The most telling detail might be the simplest: AI models struggle to read analog clocks. These systems can generate photorealistic images and write convincing essays, but ask them to interpret the position of hour and minute hands and they falter. It's a reminder that intelligence isn't a single dimension you can measure with benchmark scores. Human cognition is a messy collection of specialized capabilities that evolved over millions of years, and we're discovering that replicating it requires more than scaling up neural networks.

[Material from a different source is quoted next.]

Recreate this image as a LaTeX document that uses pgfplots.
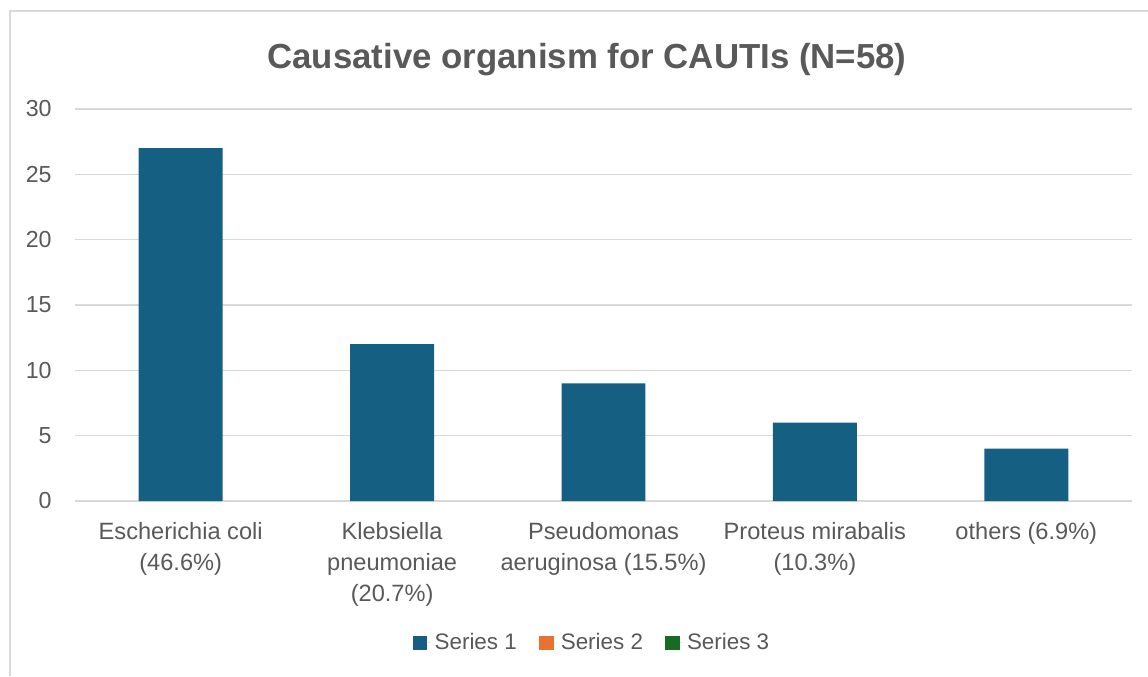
\documentclass[border=0pt]{standalone}
\usepackage{fontspec}
\setmainfont{Liberation Sans}
\usepackage{pgfplots}
\pgfplotsset{compat=1.18}
\definecolor{barblue}{HTML}{156082}
\definecolor{barorange}{HTML}{E97132}
\definecolor{bargreen}{HTML}{196B24}
\definecolor{txtgray}{HTML}{595959}
\definecolor{gridgray}{HTML}{D9D9D9}
\begin{document}
\begin{tikzpicture}
\path[use as bounding box] (0,0) rectangle (574pt,338pt);
\draw[gridgray, line width=0.8pt] (5pt,0) -- (5pt,332.5pt) -- (574pt,332.5pt);
\node[font=\bfseries\fontsize{17.4}{20}\selectfont, text=txtgray] at (293.5pt,308pt) {Causative organism for CAUTIs (N=58)};
\begin{axis}[
  at={(37.5pt,87.5pt)}, anchor=south west,
  scale only axis, width=528.5pt, height=196pt,
  xmin=-0.5, xmax=4.5, ymin=0, ymax=30,
  ytick={0,5,...,30},
  xtick={0,1,2,3,4},
  xticklabels={{Escherichia coli\\(46.6\%)},{Klebsiella\\pneumoniae\\(20.7\%)},{Pseudomonas\\aeruginosa (15.5\%)},{Proteus mirabalis\\(10.3\%)},{others (6.9\%)}},
  axis line style={draw=none},
  tick style={draw=none},
  ymajorgrids, major grid style={draw=gridgray, line width=0.8pt},
  yticklabel style={font=\fontsize{11.6}{13}\selectfont, text=txtgray, anchor=east, inner sep=0pt, xshift=-11.5pt},
  xticklabel style={font=\fontsize{11.8}{15.5}\selectfont, text=txtgray, align=center, anchor=north, inner sep=0pt, yshift=-10.5pt},
  /pgf/number format/assume math mode=true,
  legend columns=3,
  legend style={at={(0.49,-0.362)}, anchor=center, draw=none, font=\fontsize{11.2}{13}\selectfont, text=txtgray,
    /tikz/every even column/.append style={column sep=9pt}},
  legend image code/.code={\fill[#1, draw=none] (0pt,-3.7pt) rectangle (7.4pt,3.7pt); \path (0pt,0pt) -- (9pt,0pt);},
]
\addplot[ybar, bar width=0.397, fill=barblue, draw=none] coordinates {(0,27) (1,12) (2,9) (3,6) (4,4)};
\addlegendentry{Series 1}
\addlegendimage{fill=barorange, draw=none}
\addlegendentry{Series 2}
\addlegendimage{fill=bargreen, draw=none}
\addlegendentry{Series 3}
\end{axis}
\end{tikzpicture}
\end{document}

Quantum-enhanced AI is being positioned as the next frontier, promising to revolutionize chemistry and drug development by handling molecular simulations that classical computers can't manage. This might actually deliver on the hype, but it also represents a tacit admission that current AI architectures have limitations that require fundamentally different computing paradigms to overcome. We're not just making AI better—we're discovering that some problems require entirely new approaches.
What happens next depends on whether we can resist the temptation to treat AI as a singular phenomenon. The systems that drive Mars rovers, translate languages, and generate images are all called AI, but they're about as similar as a calculator and a novel. Some of these tools will transform specific industries through automation and optimization. Others will remain impressive demonstrations that don't quite translate to practical applications. And a few might actually represent steps toward genuine machine intelligence, though we won't know which ones until we develop better ways to measure understanding rather than performance.
The uncomfortable truth is that we're in the middle of a massive experiment with unclear outcomes. AI is simultaneously more capable and more limited than public discourse suggests. It's solving real problems while failing at tasks a child finds trivial. It's being deployed in critical systems while researchers debate whether it actually understands anything at all. The gap between what AI can do and what we think it can do is where the interesting questions live—and where the next decade of development will be won or lost.